=== The problem ===
All the data should be repeated exactly. Any image in it is left out.

● ● ● ● ●

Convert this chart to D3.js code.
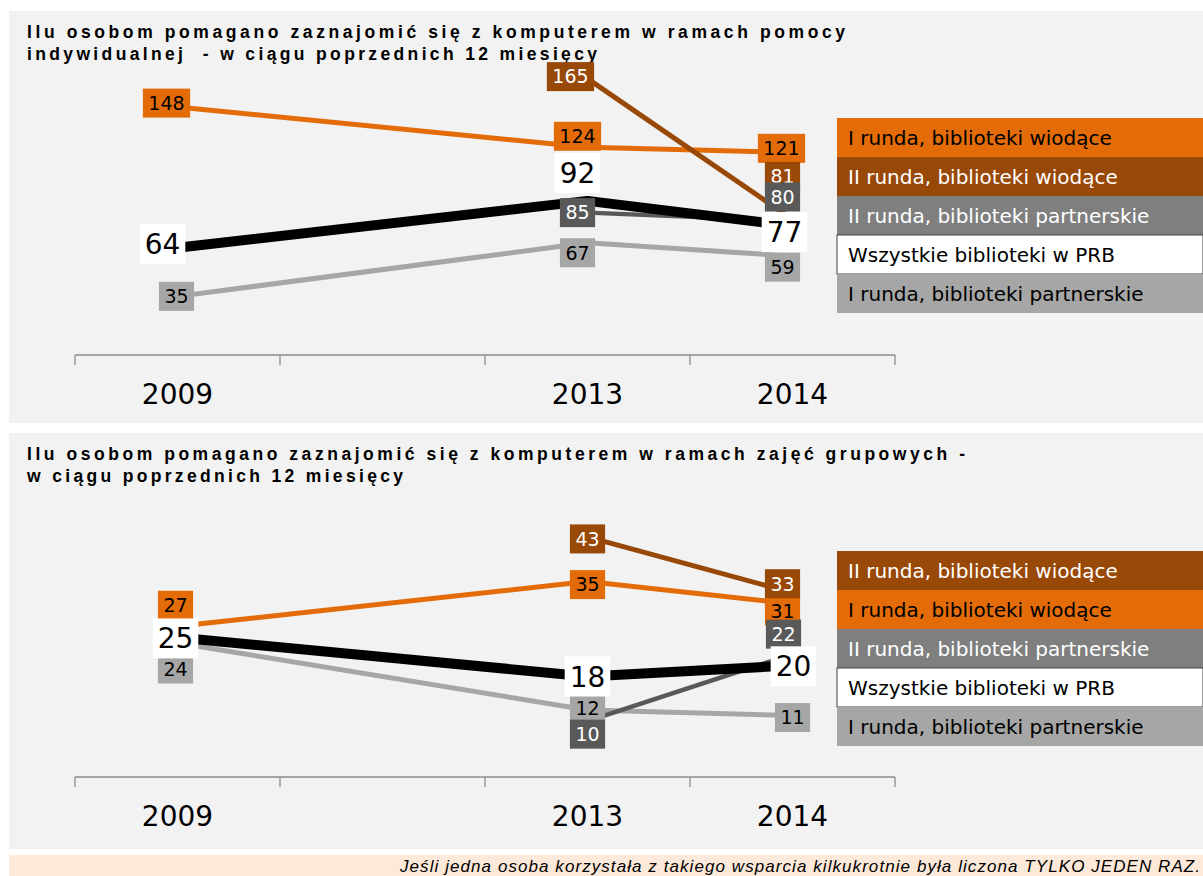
<!DOCTYPE html>
<html lang="pl">
<head>
<meta charset="UTF-8">
<title>Pomoc w zaznajomieniu się z komputerem</title>
<script src="https://d3js.org/d3.v7.min.js"></script>
<style>
  body { margin: 0; background: #fff; }
  .title { font: bold 17.5px "Liberation Sans", Arial, sans-serif; fill: #000; white-space: pre; }
  .year { font: 28px "DejaVu Sans", Verdana, sans-serif; fill: #000; }
  .legend text { font: 20px "DejaVu Sans", Verdana, sans-serif; }
  .lbl { font-family: "DejaVu Sans", Verdana, sans-serif; }
  .note { font: italic 17px "Liberation Sans", Arial, sans-serif; fill: #000; }
</style>
</head>
<body>
<script>
// kategorie osi X (pusta kategoria między 2009 a 2013)
const years = ["2009", "", "2013", "2014"];

const seriesNames = [
  "I runda, biblioteki wiodące",
  "II runda, biblioteki wiodące",
  "II runda, biblioteki partnerskie",
  "Wszystkie biblioteki w PRB",
  "I runda, biblioteki partnerskie"
];

// pomoc indywidualna
const indywIRundaWiod  = [148, null, 124, 121];
const indywIIRundaWiod = [null, null, 165, 81];
const indywIIRundaPart = [null, null, 85, 80];
const indywWszystkie   = [64, null, 92, 77];
const indywIRundaPart  = [35, null, 67, 59];

// zajęcia grupowe
const grupIRundaWiod  = [27, null, 35, 31];
const grupIIRundaWiod = [null, null, 43, 33];
const grupIIRundaPart = [null, null, 10, 22];
const grupWszystkie   = [25, null, 18, 20];
const grupIRundaPart  = [24, null, 12, 11];

const titles1 = ["Ilu osobom pomagano zaznajomić się z komputerem w ramach pomocy",
                 "indywidualnej  - w ciągu poprzednich 12 miesięcy"];
const titles2 = ["Ilu osobom pomagano zaznajomić się z komputerem w ramach zajęć grupowych -",
                 "w ciągu poprzednich 12 miesięcy"];
const note = "Jeśli jedna osoba korzystała z takiego wsparcia kilkukrotnie była liczona TYLKO JEDEN RAZ.";

// wygląd serii (kolejność jak seriesNames)
const styles = [
  { line: "#e36c09", box: "#e36c09", text: "#000", leg: "#e36c09", legText: "#000", w: 5 },
  { line: "#984807", box: "#984807", text: "#fff", leg: "#984807", legText: "#fff", w: 5 },
  { line: "#595959", box: "#595959", text: "#fff", leg: "#7f7f7f", legText: "#fff", w: 4.5 },
  { line: "#000",    box: "#fff",    text: "#000", leg: "#fff",    legText: "#000", w: 10, big: true },
  { line: "#a6a6a6", box: "#a6a6a6", text: "#000", leg: "#a6a6a6", legText: "#000", w: 5 }
];

// przesunięcia etykiet względem punktu [dx, dy]
const offs1 = [
  [[-11, -4], null, [-10, -11], [-11, -4]],
  [null, null, [-17, -2], [-10, -43]],
  [null, null, [-10, 0], [-10, -24]],
  [[-15, -4], null, [-10, -28], [-8, 6]],
  [[-1, 0], null, [-10, 10], [-10, 11]]
];
const offs2 = [
  [[-2, -21], null, [0, 3], [-10, 7]],
  [null, null, [0, 2], [-10, -9]],
  [null, null, [0, 13], [-9, -20]],
  [[-2, 1], null, [0, 0], [1, 1]],
  [[-2, 26], null, [0, -2], [0, 2]]
];

const W = 1203, H = 876;
const svg = d3.select("body").append("svg")
  .attr("width", W).attr("height", H);

function panel(cfg) {
  const g = svg.append("g");
  g.append("rect").attr("x", 9).attr("y", cfg.top).attr("width", W - 9)
    .attr("height", cfg.height).attr("fill", "#f2f2f2");

  cfg.titles.forEach((t, i) => {
    g.append("text").attr("class", "title")
      .attr("x", 27).attr("y", cfg.titleY + i * 22)
      .attr("textLength", cfg.titleW[i]).attr("lengthAdjust", "spacing")
      .text(t);
  });

  const x = d3.scaleBand().domain(years).range([75, 895]).padding(0);
  const y = d3.scaleLinear().domain([0, cfg.max]).range([cfg.axisY, cfg.axisY - 335]);
  const cx = d => x(d) + x.bandwidth() / 2;

  // oś
  g.append("line").attr("x1", x.range()[0]).attr("x2", x.range()[1])
    .attr("y1", cfg.axisY).attr("y2", cfg.axisY)
    .attr("stroke", "#8c8c8c").attr("stroke-width", 1.3);
  const tickX = years.map(d => x(d)).concat([x.range()[1]]);
  g.selectAll(".tick").data(tickX).enter().append("line")
    .attr("x1", d => d).attr("x2", d => d)
    .attr("y1", cfg.axisY).attr("y2", cfg.axisY + 10)
    .attr("stroke", "#8c8c8c").attr("stroke-width", 1.3);
  g.selectAll(".year").data(years.filter(d => d !== "")).enter().append("text")
    .attr("class", "year").attr("text-anchor", "middle")
    .attr("x", d => cx(d)).attr("y", cfg.axisY + 49)
    .text(d => d);

  const series = cfg.data.map((vals, si) => ({
    si,
    pts: vals.map((v, i) => ({ v, cat: years[i], off: cfg.offs[si][i] })).filter(p => p.v != null)
  }));

  const line = d3.line().x(p => cx(p.cat)).y(p => y(p.v));
  [4, 2, 0, 1, 3].forEach(si => {
    g.append("path").datum(series[si].pts)
      .attr("fill", "none").attr("stroke", styles[si].line)
      .attr("stroke-width", styles[si].w).attr("stroke-linejoin", "round")
      .attr("d", line);
  });

  // etykiety danych
  [4, 0, 1, 2, 3].forEach(si => {
    const st = styles[si];
    const fs = st.big ? 28 : 19;
    const bh = st.big ? 40 : 29;
    series[si].pts.forEach(p => {
      const px = cx(p.cat) + p.off[0], py = y(p.v) + p.off[1];
      const lg = g.append("g");
      const r = lg.append("rect").attr("fill", st.box);
      const t = lg.append("text").attr("class", "lbl")
        .attr("font-size", fs).attr("fill", st.text)
        .attr("text-anchor", "middle")
        .attr("x", px).attr("y", py + fs * 0.36)
        .text(p.v);
      const tw = t.node().getComputedTextLength();
      const bw = tw + (st.big ? 10 : 11);
      r.attr("x", px - bw / 2).attr("y", py - bh / 2).attr("width", bw).attr("height", bh);
    });
  });

  // legenda
  const leg = g.append("g").attr("class", "legend");
  cfg.legendOrder.forEach((si, i) => {
    const st = styles[si];
    const ty = cfg.legendY + i * 39;
    leg.append("rect").attr("x", 837).attr("y", ty).attr("width", W - 837).attr("height", 39)
      .attr("fill", st.leg)
      .attr("stroke", st.leg === "#fff" ? "#404040" : "none").attr("stroke-width", 1);
    leg.append("text").attr("x", 848).attr("y", ty + 27)
      .attr("fill", st.legText).text(seriesNames[si]);
  });
}

panel({
  top: 11, height: 412, titleY: 38, titles: titles1, titleW: [818, 570],
  axisY: 355, max: 200,
  data: [indywIRundaWiod, indywIIRundaWiod, indywIIRundaPart, indywWszystkie, indywIRundaPart],
  offs: offs1, legendOrder: [0, 1, 2, 3, 4], legendY: 118
});

panel({
  top: 433, height: 416, titleY: 460, titles: titles2, titleW: [938, 376],
  axisY: 777, max: 60,
  data: [grupIRundaWiod, grupIIRundaWiod, grupIIRundaPart, grupWszystkie, grupIRundaPart],
  offs: offs2, legendOrder: [1, 0, 2, 3, 4], legendY: 551
});

// przypis
svg.append("rect").attr("x", 9).attr("y", 855).attr("width", W - 9).attr("height", H - 855)
  .attr("fill", "#fde9d9");
svg.append("text").attr("class", "note")
  .attr("x", 400).attr("y", 872).attr("textLength", 800).attr("lengthAdjust", "spacing")
  .text(note);
</script>
</body>
</html>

● ● ● ● ●

=== Answer to this task ===
Convert this chart to D3.js code.
<!DOCTYPE html>
<html lang="pl">
<head>
<meta charset="UTF-8">
<title>Pomoc w zaznajomieniu się z komputerem</title>
<script src="https://d3js.org/d3.v7.min.js"></script>
<style>
  body { margin: 0; background: #fff; }
  .title { font: bold 17.5px "Liberation Sans", Arial, sans-serif; fill: #000; white-space: pre; }
  .year { font: 28px "DejaVu Sans", Verdana, sans-serif; fill: #000; }
  .legend text { font: 20px "DejaVu Sans", Verdana, sans-serif; }
  .lbl { font-family: "DejaVu Sans", Verdana, sans-serif; }
  .note { font: italic 17px "Liberation Sans", Arial, sans-serif; fill: #000; }
</style>
</head>
<body>
<script>
// kategorie osi X (pusta kategoria między 2009 a 2013)
const years = ["2009", "", "2013", "2014"];

const seriesNames = [
  "I runda, biblioteki wiodące",
  "II runda, biblioteki wiodące",
  "II runda, biblioteki partnerskie",
  "Wszystkie biblioteki w PRB",
  "I runda, biblioteki partnerskie"
];

// pomoc indywidualna
const indywIRundaWiod  = [148, null, 124, 121];
const indywIIRundaWiod = [null, null, 165, 81];
const indywIIRundaPart = [null, null, 85, 80];
const indywWszystkie   = [64, null, 92, 77];
const indywIRundaPart  = [35, null, 67, 59];

// zajęcia grupowe
const grupIRundaWiod  = [27, null, 35, 31];
const grupIIRundaWiod = [null, null, 43, 33];
const grupIIRundaPart = [null, null, 10, 22];
const grupWszystkie   = [25, null, 18, 20];
const grupIRundaPart  = [24, null, 12, 11];

const titles1 = ["Ilu osobom pomagano zaznajomić się z komputerem w ramach pomocy",
                 "indywidualnej  - w ciągu poprzednich 12 miesięcy"];
const titles2 = ["Ilu osobom pomagano zaznajomić się z komputerem w ramach zajęć grupowych -",
                 "w ciągu poprzednich 12 miesięcy"];
const note = "Jeśli jedna osoba korzystała z takiego wsparcia kilkukrotnie była liczona TYLKO JEDEN RAZ.";

// wygląd serii (kolejność jak seriesNames)
const styles = [
  { line: "#e36c09", box: "#e36c09", text: "#000", leg: "#e36c09", legText: "#000", w: 5 },
  { line: "#984807", box: "#984807", text: "#fff", leg: "#984807", legText: "#fff", w: 5 },
  { line: "#595959", box: "#595959", text: "#fff", leg: "#7f7f7f", legText: "#fff", w: 4.5 },
  { line: "#000",    box: "#fff",    text: "#000", leg: "#fff",    legText: "#000", w: 10, big: true },
  { line: "#a6a6a6", box: "#a6a6a6", text: "#000", leg: "#a6a6a6", legText: "#000", w: 5 }
];

// przesunięcia etykiet względem punktu [dx, dy]
const offs1 = [
  [[-11, -4], null, [-10, -11], [-11, -4]],
  [null, null, [-17, -2], [-10, -43]],
  [null, null, [-10, 0], [-10, -24]],
  [[-15, -4], null, [-10, -28], [-8, 6]],
  [[-1, 0], null, [-10, 10], [-10, 11]]
];
const offs2 = [
  [[-2, -21], null, [0, 3], [-10, 7]],
  [null, null, [0, 2], [-10, -9]],
  [null, null, [0, 13], [-9, -20]],
  [[-2, 1], null, [0, 0], [1, 1]],
  [[-2, 26], null, [0, -2], [0, 2]]
];

const W = 1203, H = 876;
const svg = d3.select("body").append("svg")
  .attr("width", W).attr("height", H);

function panel(cfg) {
  const g = svg.append("g");
  g.append("rect").attr("x", 9).attr("y", cfg.top).attr("width", W - 9)
    .attr("height", cfg.height).attr("fill", "#f2f2f2");

  cfg.titles.forEach((t, i) => {
    g.append("text").attr("class", "title")
      .attr("x", 27).attr("y", cfg.titleY + i * 22)
      .attr("textLength", cfg.titleW[i]).attr("lengthAdjust", "spacing")
      .text(t);
  });

  const x = d3.scaleBand().domain(years).range([75, 895]).padding(0);
  const y = d3.scaleLinear().domain([0, cfg.max]).range([cfg.axisY, cfg.axisY - 335]);
  const cx = d => x(d) + x.bandwidth() / 2;

  // oś
  g.append("line").attr("x1", x.range()[0]).attr("x2", x.range()[1])
    .attr("y1", cfg.axisY).attr("y2", cfg.axisY)
    .attr("stroke", "#8c8c8c").attr("stroke-width", 1.3);
  const tickX = years.map(d => x(d)).concat([x.range()[1]]);
  g.selectAll(".tick").data(tickX).enter().append("line")
    .attr("x1", d => d).attr("x2", d => d)
    .attr("y1", cfg.axisY).attr("y2", cfg.axisY + 10)
    .attr("stroke", "#8c8c8c").attr("stroke-width", 1.3);
  g.selectAll(".year").data(years.filter(d => d !== "")).enter().append("text")
    .attr("class", "year").attr("text-anchor", "middle")
    .attr("x", d => cx(d)).attr("y", cfg.axisY + 49)
    .text(d => d);

  const series = cfg.data.map((vals, si) => ({
    si,
    pts: vals.map((v, i) => ({ v, cat: years[i], off: cfg.offs[si][i] })).filter(p => p.v != null)
  }));

  const line = d3.line().x(p => cx(p.cat)).y(p => y(p.v));
  [4, 2, 0, 1, 3].forEach(si => {
    g.append("path").datum(series[si].pts)
      .attr("fill", "none").attr("stroke", styles[si].line)
      .attr("stroke-width", styles[si].w).attr("stroke-linejoin", "round")
      .attr("d", line);
  });

  // etykiety danych
  [4, 0, 1, 2, 3].forEach(si => {
    const st = styles[si];
    const fs = st.big ? 28 : 19;
    const bh = st.big ? 40 : 29;
    series[si].pts.forEach(p => {
      const px = cx(p.cat) + p.off[0], py = y(p.v) + p.off[1];
      const lg = g.append("g");
      const r = lg.append("rect").attr("fill", st.box);
      const t = lg.append("text").attr("class", "lbl")
        .attr("font-size", fs).attr("fill", st.text)
        .attr("text-anchor", "middle")
        .attr("x", px).attr("y", py + fs * 0.36)
        .text(p.v);
      const tw = t.node().getComputedTextLength();
      const bw = tw + (st.big ? 10 : 11);
      r.attr("x", px - bw / 2).attr("y", py - bh / 2).attr("width", bw).attr("height", bh);
    });
  });

  // legenda
  const leg = g.append("g").attr("class", "legend");
  cfg.legendOrder.forEach((si, i) => {
    const st = styles[si];
    const ty = cfg.legendY + i * 39;
    leg.append("rect").attr("x", 837).attr("y", ty).attr("width", W - 837).attr("height", 39)
      .attr("fill", st.leg)
      .attr("stroke", st.leg === "#fff" ? "#404040" : "none").attr("stroke-width", 1);
    leg.append("text").attr("x", 848).attr("y", ty + 27)
      .attr("fill", st.legText).text(seriesNames[si]);
  });
}

panel({
  top: 11, height: 412, titleY: 38, titles: titles1, titleW: [818, 570],
  axisY: 355, max: 200,
  data: [indywIRundaWiod, indywIIRundaWiod, indywIIRundaPart, indywWszystkie, indywIRundaPart],
  offs: offs1, legendOrder: [0, 1, 2, 3, 4], legendY: 118
});

panel({
  top: 433, height: 416, titleY: 460, titles: titles2, titleW: [938, 376],
  axisY: 777, max: 60,
  data: [grupIRundaWiod, grupIIRundaWiod, grupIIRundaPart, grupWszystkie, grupIRundaPart],
  offs: offs2, legendOrder: [1, 0, 2, 3, 4], legendY: 551
});

// przypis
svg.append("rect").attr("x", 9).attr("y", 855).attr("width", W - 9).attr("height", H - 855)
  .attr("fill", "#fde9d9");
svg.append("text").attr("class", "note")
  .attr("x", 400).attr("y", 872).attr("textLength", 800).attr("lengthAdjust", "spacing")
  .text(note);
</script>
</body>
</html>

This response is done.